#### [Goal]
Of the lines in the listing below, how many hold "Generate"? Answer with the number only.

#### [Data records]
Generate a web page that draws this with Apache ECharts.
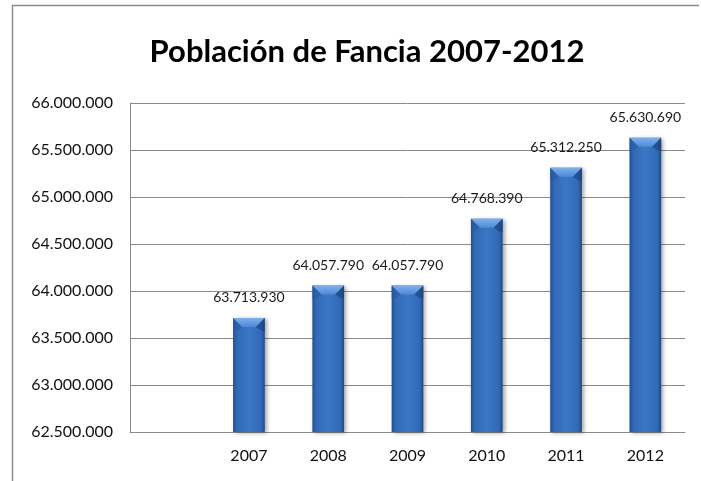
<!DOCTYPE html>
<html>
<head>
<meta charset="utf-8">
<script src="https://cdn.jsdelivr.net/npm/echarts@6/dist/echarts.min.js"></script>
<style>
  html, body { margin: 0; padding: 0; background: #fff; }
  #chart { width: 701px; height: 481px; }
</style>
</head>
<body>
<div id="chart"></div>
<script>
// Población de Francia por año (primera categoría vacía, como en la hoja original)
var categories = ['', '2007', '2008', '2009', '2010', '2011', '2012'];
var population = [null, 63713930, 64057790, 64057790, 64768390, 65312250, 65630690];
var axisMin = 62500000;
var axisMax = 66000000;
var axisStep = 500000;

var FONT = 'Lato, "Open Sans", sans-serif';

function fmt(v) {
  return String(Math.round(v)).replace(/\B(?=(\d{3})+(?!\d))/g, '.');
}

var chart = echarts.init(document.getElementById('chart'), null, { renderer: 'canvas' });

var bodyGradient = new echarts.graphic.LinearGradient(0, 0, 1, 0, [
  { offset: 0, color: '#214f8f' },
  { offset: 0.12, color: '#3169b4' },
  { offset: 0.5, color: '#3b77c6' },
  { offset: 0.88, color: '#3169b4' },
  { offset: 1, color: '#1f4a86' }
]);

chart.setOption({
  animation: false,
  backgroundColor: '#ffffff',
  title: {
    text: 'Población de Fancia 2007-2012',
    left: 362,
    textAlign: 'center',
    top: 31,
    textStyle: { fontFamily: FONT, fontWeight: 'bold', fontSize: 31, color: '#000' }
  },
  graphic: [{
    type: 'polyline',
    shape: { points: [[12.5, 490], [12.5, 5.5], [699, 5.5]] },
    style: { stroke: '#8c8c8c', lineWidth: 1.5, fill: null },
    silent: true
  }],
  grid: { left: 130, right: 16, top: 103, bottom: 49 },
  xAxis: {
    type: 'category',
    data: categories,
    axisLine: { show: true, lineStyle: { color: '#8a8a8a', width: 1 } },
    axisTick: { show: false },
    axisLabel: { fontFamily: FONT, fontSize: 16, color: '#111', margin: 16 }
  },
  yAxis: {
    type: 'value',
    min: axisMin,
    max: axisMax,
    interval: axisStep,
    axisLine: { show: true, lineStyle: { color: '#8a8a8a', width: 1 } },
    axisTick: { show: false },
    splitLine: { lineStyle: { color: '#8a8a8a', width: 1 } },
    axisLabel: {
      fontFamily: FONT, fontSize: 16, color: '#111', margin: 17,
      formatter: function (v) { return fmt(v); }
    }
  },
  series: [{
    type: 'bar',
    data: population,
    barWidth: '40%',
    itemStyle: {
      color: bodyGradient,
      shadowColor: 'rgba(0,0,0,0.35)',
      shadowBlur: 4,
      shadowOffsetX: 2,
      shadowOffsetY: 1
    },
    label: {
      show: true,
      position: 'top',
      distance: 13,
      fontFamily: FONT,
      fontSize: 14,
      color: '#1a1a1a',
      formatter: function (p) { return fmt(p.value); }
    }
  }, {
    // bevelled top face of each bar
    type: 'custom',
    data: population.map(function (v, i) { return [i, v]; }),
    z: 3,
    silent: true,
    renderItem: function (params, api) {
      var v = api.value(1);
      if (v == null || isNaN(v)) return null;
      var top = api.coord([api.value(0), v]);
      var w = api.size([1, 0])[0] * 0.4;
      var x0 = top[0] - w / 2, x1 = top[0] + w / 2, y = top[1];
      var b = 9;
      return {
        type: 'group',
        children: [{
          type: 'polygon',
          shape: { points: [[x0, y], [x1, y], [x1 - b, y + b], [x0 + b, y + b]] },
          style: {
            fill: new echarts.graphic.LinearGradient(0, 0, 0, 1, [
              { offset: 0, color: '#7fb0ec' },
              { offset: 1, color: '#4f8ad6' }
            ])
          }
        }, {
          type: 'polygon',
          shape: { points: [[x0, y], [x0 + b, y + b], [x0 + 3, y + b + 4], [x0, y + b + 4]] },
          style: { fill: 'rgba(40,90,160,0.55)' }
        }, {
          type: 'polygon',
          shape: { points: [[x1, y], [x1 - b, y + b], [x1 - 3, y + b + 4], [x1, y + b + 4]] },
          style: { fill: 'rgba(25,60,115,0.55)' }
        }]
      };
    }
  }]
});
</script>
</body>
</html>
--
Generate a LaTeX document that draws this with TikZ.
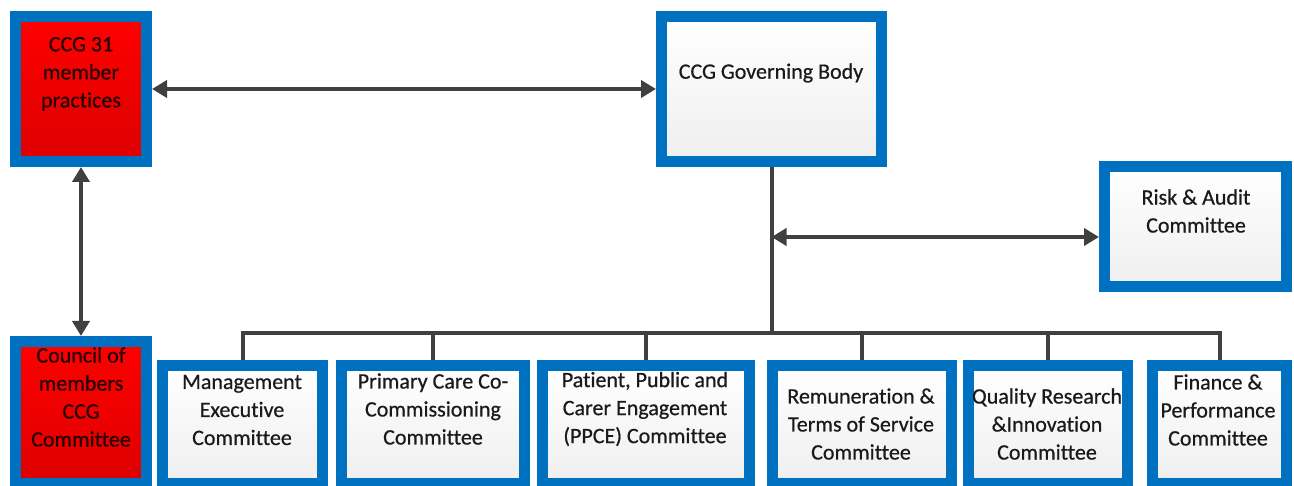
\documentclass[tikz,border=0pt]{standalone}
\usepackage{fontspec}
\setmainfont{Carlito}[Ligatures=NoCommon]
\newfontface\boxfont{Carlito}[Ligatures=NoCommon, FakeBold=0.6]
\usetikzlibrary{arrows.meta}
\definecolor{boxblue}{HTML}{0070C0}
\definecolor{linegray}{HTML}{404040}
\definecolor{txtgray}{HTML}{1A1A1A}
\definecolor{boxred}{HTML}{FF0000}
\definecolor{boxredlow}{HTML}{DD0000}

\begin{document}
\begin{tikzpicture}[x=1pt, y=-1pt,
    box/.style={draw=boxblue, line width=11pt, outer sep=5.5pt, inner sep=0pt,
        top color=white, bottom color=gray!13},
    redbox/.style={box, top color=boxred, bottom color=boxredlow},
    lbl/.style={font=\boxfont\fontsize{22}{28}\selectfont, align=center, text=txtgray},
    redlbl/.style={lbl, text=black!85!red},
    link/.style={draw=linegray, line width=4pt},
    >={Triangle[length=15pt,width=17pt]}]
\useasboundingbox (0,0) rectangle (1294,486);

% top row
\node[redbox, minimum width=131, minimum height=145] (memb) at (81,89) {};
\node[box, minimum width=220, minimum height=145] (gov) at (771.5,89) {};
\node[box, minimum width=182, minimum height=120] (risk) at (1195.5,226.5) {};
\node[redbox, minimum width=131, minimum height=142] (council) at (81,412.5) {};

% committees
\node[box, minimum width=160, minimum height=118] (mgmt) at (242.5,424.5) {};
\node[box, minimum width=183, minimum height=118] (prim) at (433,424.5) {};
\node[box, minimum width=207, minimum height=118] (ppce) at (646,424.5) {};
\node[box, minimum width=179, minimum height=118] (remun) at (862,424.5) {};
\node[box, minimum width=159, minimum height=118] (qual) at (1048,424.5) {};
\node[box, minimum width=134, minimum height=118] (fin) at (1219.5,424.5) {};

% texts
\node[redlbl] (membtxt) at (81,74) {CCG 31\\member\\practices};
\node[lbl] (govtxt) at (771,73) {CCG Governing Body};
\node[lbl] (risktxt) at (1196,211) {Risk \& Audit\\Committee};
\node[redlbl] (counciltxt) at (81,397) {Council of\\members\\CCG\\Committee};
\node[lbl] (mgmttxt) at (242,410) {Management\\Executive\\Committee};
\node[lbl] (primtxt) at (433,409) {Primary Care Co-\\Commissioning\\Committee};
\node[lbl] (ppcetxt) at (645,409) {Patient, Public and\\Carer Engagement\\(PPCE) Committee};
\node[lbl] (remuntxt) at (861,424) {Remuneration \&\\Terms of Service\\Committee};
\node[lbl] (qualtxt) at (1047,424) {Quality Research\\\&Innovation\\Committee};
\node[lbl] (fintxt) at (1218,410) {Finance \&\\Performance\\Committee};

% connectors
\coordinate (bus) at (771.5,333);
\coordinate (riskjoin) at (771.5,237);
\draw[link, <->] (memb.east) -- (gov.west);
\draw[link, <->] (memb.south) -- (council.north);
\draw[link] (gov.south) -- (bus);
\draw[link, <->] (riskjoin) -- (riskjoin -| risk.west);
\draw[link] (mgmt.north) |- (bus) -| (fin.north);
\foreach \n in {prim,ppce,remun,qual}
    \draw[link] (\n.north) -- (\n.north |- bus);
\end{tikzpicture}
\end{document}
--
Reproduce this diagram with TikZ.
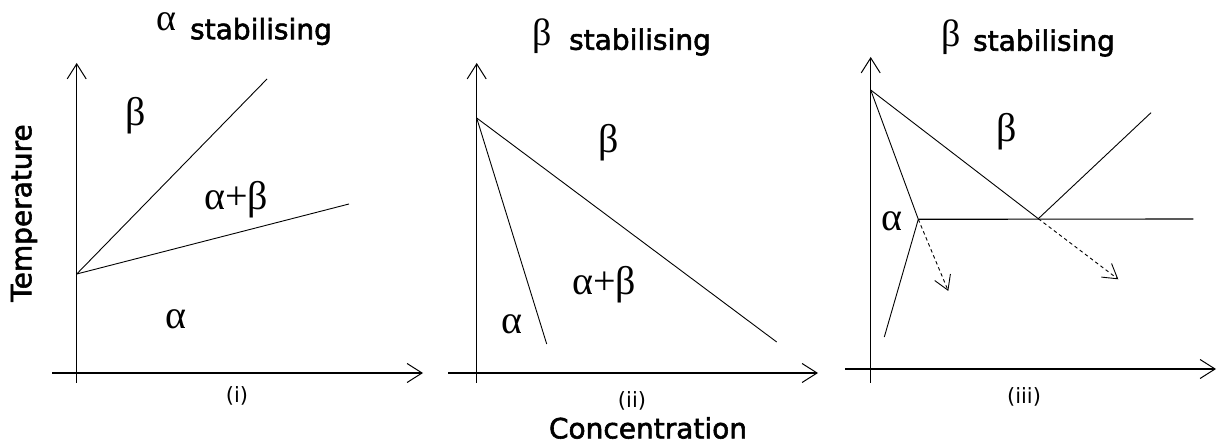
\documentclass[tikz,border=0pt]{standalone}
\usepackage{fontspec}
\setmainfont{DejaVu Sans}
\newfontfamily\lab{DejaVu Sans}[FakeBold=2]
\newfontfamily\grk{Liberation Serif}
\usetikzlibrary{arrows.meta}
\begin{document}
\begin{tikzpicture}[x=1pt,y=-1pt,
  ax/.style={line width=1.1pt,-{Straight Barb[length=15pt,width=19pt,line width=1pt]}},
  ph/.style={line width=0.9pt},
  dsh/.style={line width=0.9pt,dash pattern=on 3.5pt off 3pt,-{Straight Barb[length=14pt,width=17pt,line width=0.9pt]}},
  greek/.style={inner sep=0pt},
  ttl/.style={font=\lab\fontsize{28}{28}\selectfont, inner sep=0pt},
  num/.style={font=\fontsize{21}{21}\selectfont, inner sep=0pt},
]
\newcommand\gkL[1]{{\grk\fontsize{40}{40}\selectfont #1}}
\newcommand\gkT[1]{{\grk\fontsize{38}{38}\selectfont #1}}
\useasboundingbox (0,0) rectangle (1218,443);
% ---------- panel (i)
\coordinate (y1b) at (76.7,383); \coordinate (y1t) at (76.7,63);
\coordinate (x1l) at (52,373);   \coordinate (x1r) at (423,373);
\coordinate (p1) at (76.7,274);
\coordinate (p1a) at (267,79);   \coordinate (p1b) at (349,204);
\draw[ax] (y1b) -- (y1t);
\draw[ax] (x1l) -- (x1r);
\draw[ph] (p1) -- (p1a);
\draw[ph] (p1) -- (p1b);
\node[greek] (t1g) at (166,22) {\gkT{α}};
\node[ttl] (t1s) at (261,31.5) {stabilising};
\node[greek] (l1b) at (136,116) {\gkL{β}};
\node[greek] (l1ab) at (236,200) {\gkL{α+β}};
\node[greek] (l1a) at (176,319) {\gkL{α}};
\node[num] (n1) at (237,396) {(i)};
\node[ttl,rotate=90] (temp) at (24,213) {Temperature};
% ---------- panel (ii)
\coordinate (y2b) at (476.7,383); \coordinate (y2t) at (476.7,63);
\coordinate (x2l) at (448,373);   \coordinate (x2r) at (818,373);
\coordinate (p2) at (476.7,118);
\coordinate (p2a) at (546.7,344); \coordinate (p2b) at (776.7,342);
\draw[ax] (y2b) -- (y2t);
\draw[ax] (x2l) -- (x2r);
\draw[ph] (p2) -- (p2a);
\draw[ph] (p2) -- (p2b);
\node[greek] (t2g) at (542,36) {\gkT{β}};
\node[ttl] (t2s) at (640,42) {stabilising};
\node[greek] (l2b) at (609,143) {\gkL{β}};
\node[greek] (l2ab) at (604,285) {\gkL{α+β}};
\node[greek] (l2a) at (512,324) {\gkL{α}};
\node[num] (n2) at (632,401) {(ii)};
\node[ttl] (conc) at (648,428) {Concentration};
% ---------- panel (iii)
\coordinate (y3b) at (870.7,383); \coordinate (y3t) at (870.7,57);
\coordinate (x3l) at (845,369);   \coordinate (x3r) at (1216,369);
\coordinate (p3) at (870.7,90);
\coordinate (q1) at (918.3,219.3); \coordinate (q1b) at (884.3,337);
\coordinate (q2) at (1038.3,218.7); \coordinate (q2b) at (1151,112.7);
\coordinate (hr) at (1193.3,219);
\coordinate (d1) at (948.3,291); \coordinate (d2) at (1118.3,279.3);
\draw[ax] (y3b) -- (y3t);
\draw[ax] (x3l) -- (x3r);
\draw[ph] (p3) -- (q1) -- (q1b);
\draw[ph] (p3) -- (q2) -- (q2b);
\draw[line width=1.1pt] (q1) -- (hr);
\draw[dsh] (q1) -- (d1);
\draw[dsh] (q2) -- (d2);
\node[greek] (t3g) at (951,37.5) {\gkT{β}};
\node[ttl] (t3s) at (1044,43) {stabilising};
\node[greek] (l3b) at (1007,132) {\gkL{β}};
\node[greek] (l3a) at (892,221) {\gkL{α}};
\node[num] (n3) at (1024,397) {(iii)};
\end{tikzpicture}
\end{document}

#### [Exercise result]
2